═══ Excerpted records ═══

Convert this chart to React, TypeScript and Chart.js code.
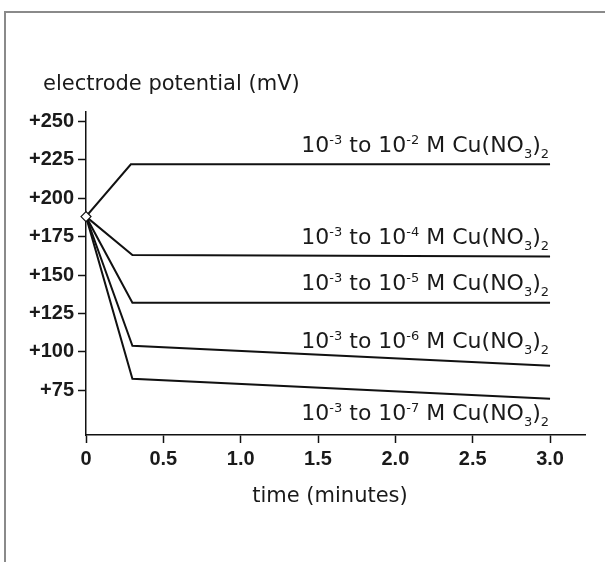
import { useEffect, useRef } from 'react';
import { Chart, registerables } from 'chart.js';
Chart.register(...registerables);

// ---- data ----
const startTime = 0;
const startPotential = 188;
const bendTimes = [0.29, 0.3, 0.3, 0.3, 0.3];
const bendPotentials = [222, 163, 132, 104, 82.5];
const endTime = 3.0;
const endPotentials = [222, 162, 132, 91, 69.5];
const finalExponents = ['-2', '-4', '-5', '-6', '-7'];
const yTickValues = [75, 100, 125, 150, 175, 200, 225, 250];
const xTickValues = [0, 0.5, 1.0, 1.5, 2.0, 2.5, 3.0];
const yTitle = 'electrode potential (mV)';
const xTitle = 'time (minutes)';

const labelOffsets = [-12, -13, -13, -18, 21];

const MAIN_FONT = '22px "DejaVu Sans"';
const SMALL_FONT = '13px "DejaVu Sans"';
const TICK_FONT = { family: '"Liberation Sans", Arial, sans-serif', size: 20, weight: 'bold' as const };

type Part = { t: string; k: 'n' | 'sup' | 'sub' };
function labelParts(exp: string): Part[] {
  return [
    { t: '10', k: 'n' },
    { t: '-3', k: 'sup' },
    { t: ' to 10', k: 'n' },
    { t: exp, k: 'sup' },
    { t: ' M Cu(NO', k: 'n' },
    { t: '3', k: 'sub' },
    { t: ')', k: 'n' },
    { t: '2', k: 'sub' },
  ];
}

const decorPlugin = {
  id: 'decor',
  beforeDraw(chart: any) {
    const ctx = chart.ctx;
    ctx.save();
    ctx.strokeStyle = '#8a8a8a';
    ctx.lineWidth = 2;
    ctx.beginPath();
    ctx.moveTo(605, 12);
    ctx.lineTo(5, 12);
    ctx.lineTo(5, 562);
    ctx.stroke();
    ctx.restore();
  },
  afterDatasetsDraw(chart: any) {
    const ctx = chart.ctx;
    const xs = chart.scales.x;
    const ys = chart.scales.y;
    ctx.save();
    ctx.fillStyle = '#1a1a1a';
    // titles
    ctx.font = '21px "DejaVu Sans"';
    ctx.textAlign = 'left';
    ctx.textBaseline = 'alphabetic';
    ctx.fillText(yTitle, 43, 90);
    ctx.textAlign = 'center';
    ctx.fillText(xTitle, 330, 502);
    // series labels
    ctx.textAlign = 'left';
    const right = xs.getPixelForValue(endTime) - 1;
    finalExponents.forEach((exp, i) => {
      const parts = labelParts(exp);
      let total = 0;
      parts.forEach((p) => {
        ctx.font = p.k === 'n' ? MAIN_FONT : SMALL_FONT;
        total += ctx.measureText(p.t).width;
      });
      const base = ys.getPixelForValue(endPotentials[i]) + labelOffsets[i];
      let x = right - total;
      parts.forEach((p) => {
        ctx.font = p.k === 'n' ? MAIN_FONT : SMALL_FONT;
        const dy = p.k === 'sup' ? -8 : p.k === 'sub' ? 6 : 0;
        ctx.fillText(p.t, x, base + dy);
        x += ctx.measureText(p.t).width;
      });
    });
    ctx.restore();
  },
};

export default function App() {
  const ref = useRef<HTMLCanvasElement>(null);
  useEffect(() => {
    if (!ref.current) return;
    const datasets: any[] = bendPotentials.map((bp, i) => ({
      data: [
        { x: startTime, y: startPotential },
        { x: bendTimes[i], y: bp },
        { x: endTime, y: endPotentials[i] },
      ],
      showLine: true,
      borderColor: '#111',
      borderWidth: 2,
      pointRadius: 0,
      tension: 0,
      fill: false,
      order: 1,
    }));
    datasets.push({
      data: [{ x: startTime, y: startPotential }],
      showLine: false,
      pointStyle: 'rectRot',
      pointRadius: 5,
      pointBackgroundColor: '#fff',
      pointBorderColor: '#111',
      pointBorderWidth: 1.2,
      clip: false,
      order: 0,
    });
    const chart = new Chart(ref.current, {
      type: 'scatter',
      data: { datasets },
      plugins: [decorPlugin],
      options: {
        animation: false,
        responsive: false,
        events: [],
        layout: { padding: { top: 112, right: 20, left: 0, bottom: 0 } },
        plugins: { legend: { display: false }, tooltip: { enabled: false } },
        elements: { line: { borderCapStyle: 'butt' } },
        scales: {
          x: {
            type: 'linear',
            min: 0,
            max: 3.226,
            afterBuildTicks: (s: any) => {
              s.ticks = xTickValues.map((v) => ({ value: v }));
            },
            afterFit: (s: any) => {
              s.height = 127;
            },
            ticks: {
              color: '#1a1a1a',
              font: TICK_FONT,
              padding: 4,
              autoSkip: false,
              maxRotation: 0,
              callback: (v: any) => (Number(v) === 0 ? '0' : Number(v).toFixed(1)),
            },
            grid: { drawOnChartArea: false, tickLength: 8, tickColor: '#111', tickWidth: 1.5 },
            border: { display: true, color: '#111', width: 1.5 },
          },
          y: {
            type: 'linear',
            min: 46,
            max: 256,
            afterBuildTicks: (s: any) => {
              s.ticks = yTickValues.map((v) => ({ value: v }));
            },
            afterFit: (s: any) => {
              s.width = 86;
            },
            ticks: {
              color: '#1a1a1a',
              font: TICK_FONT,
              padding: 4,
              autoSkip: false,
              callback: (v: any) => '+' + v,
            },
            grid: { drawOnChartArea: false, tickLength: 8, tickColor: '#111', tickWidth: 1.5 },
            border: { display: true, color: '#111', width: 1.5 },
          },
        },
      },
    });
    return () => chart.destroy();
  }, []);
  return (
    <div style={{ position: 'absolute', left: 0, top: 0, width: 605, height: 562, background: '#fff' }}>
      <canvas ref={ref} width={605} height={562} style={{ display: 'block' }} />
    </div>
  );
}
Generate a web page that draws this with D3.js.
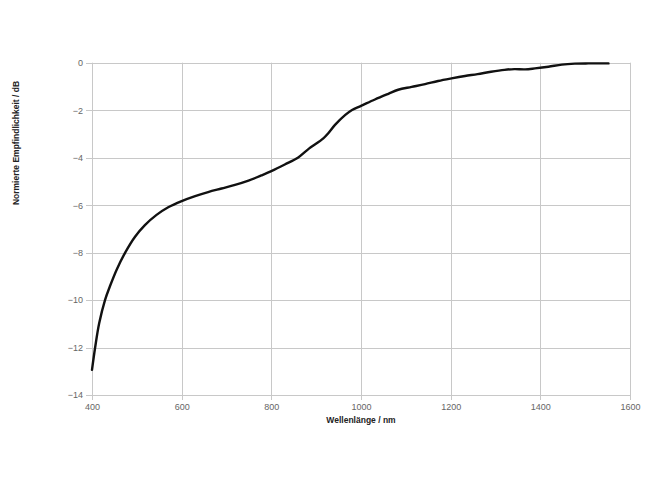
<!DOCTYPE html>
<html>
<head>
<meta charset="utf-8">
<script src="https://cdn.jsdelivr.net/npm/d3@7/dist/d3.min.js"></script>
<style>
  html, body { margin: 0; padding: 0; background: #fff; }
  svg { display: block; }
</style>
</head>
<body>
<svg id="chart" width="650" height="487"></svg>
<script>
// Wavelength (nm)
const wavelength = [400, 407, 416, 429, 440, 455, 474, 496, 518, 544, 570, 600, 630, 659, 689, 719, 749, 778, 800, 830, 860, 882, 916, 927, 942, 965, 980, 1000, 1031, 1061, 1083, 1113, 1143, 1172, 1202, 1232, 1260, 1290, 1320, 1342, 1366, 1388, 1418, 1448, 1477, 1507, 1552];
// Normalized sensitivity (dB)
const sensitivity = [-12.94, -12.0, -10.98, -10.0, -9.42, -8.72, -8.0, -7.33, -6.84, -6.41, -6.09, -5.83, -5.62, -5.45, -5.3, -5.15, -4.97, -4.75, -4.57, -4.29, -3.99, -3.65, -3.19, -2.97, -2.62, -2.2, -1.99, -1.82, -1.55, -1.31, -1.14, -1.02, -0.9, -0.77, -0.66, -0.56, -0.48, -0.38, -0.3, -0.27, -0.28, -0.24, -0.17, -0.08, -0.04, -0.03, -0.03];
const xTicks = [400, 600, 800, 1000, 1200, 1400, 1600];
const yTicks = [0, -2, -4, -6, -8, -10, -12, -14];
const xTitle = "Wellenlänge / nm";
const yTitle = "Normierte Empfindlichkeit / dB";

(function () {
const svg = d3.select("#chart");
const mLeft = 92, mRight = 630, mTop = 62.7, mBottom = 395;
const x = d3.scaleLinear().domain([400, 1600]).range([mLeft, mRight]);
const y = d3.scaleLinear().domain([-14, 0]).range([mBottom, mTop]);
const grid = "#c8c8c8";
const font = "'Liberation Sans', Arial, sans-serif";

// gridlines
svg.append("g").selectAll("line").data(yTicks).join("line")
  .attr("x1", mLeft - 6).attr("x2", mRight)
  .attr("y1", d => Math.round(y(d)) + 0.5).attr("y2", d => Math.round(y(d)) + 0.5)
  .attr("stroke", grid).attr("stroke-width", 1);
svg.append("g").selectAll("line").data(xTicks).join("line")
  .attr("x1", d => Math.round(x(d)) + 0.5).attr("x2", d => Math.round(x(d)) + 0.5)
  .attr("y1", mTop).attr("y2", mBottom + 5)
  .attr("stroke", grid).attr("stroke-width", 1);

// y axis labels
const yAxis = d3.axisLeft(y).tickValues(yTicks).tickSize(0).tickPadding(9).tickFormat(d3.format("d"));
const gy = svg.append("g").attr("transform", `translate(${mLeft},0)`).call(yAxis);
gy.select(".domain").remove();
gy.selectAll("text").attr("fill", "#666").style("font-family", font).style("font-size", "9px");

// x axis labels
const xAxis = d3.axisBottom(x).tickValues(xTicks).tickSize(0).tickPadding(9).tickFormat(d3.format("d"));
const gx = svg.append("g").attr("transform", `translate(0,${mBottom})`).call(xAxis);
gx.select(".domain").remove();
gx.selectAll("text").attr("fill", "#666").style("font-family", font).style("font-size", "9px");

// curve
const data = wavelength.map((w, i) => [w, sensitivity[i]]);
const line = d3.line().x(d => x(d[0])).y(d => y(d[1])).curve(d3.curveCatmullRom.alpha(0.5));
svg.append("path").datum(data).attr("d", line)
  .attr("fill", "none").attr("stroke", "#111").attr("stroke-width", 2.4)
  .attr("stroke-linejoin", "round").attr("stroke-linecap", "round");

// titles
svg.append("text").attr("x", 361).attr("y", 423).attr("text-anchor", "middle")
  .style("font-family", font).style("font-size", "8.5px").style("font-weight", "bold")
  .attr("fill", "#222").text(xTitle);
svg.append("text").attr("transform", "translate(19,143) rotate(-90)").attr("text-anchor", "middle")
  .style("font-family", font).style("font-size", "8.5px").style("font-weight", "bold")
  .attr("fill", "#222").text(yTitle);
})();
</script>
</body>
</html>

═══

** Set problem **
From the top of the listing above, repeat each line exactly until you reach the line containing "Chart.register(...registerables);", and repeat that one too. Leave the pictures out.

** Final answer **
Convert this chart to React, TypeScript and Chart.js code.
import { useEffect, useRef } from 'react';
import { Chart, registerables } from 'chart.js';
Chart.register(...registerables);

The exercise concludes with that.